(a) A health care service plan shall not rescind a plan contract, or limit any provisions of a plan contract, once an enrollee is covered under the contract unless the plan can demonstrate that the enrollee has performed an act or practice constituting fraud or made an intentional misrepresentation of material fact as prohibited by the terms of the contract.
(b) If a plan intends to rescind a plan contract pursuant to subdivision (a), the plan shall send a notice to the enrollee or subscriber via regular certified mail at least 30 days prior to the effective date of the rescission explaining the reasons for the intended rescission and notifying the enrollee or subscriber of his or her right to appeal that decision to the director pursuant to subdivision (b) of Section 1365.
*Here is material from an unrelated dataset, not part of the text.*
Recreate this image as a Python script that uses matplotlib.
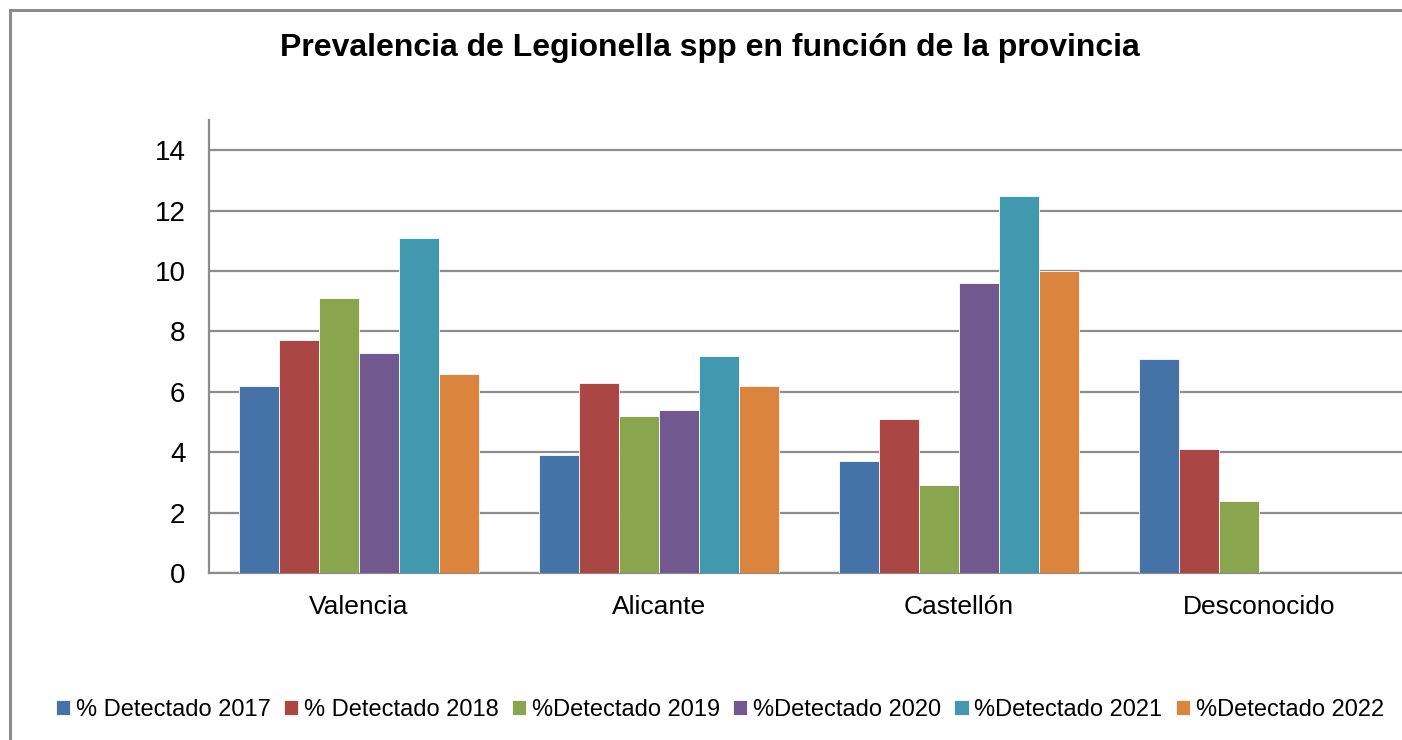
import numpy as np
import matplotlib.pyplot as plt
from matplotlib.patches import Rectangle

plt.rcParams['font.family'] = ['Liberation Sans', 'DejaVu Sans']

provincias = ["Valencia", "Alicante", "Castellón", "Desconocido"]
series = ["% Detectado 2017", "% Detectado 2018", "%Detectado 2019",
          "%Detectado 2020", "%Detectado 2021", "%Detectado 2022"]
d2017 = [6.2, 3.9, 3.7, 7.1]
d2018 = [7.7, 6.3, 5.1, 4.1]
d2019 = [9.1, 5.2, 2.9, 2.4]
d2020 = [7.3, 5.4, 9.6, 0]
d2021 = [11.1, 7.2, 12.5, 0]
d2022 = [6.6, 6.2, 10.0, 0]
values = [d2017, d2018, d2019, d2020, d2021, d2022]
colors = ["#4572A7", "#AA4643", "#89A54E", "#71588F", "#4198AF", "#DB843D"]

W, H = 1402, 740
fig = plt.figure(figsize=(W / 100, H / 100), dpi=100)

# chart border (right and bottom edges fall outside the picture)
fig.patches.append(Rectangle((10 / W, -0.1), 1.2, 1 - 10 / H + 0.1,
                             transform=fig.transFigure, fill=False,
                             edgecolor="#8c8c8c", lw=2.2))

ax = fig.add_axes([209 / W, (H - 573) / H, 1200 / W, 453 / H])

x = np.arange(len(provincias))
bw = 0.8 / len(series)
for i, (name, vals) in enumerate(zip(series, values)):
    ax.bar(x - 0.4 + bw * (i + 0.5), vals, bw, color=colors[i], label=name,
           edgecolor="white", linewidth=0.6, zorder=3)

ax.set_xlim(-0.5, 3.5)
ax.set_ylim(0, 15)
ax.set_yticks(range(0, 15, 2))
ax.set_xticks(x)
ax.set_xticklabels(provincias)
ax.tick_params(axis="both", length=0, labelsize=19)
ax.tick_params(axis="y", labelsize=20, pad=17)
ax.tick_params(axis="x", pad=16)
ax.grid(axis="y", color="#8c8c8c", lw=1.6, zorder=1)
for s in ["top", "right"]:
    ax.spines[s].set_visible(False)
for s in ["left", "bottom"]:
    ax.spines[s].set_color("#8c8c8c")
    ax.spines[s].set_linewidth(1.6)

fig.text(710 / W, 1 - 48 / H, "Prevalencia de Legionella spp en función de la provincia",
         ha="center", va="center", fontsize=23, fontweight="bold")

fig.legend(loc="center", bbox_to_anchor=(720 / W, 1 - 710 / H), ncol=6,
           frameon=False, fontsize=17, handlelength=0.6, handleheight=0.6,
           handletextpad=0.25, columnspacing=0.55, borderaxespad=0)

fig.savefig("out.png", dpi=100)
(c) Notwithstanding subdivision (a), Section 1365 or any other provision of law, after 24 months following the issuance of a health care service plan contract, a plan shall not rescind the plan contract for any reason, and shall not cancel the plan contract, limit any of the provisions of the plan contract, or raise premiums on the plan contract due to any omissions, misrepresentations, or inaccuracies in the application form, whether willful or not. Nothing in this subdivision shall be construed to alter existing law that otherwise applies to a health care service plan within the first 24 months following the issuance of a health care service plan contract.
(Amended by Stats. 2010, Ch. 658, Sec. 8. (AB 2470) Effective January 1, 2011.)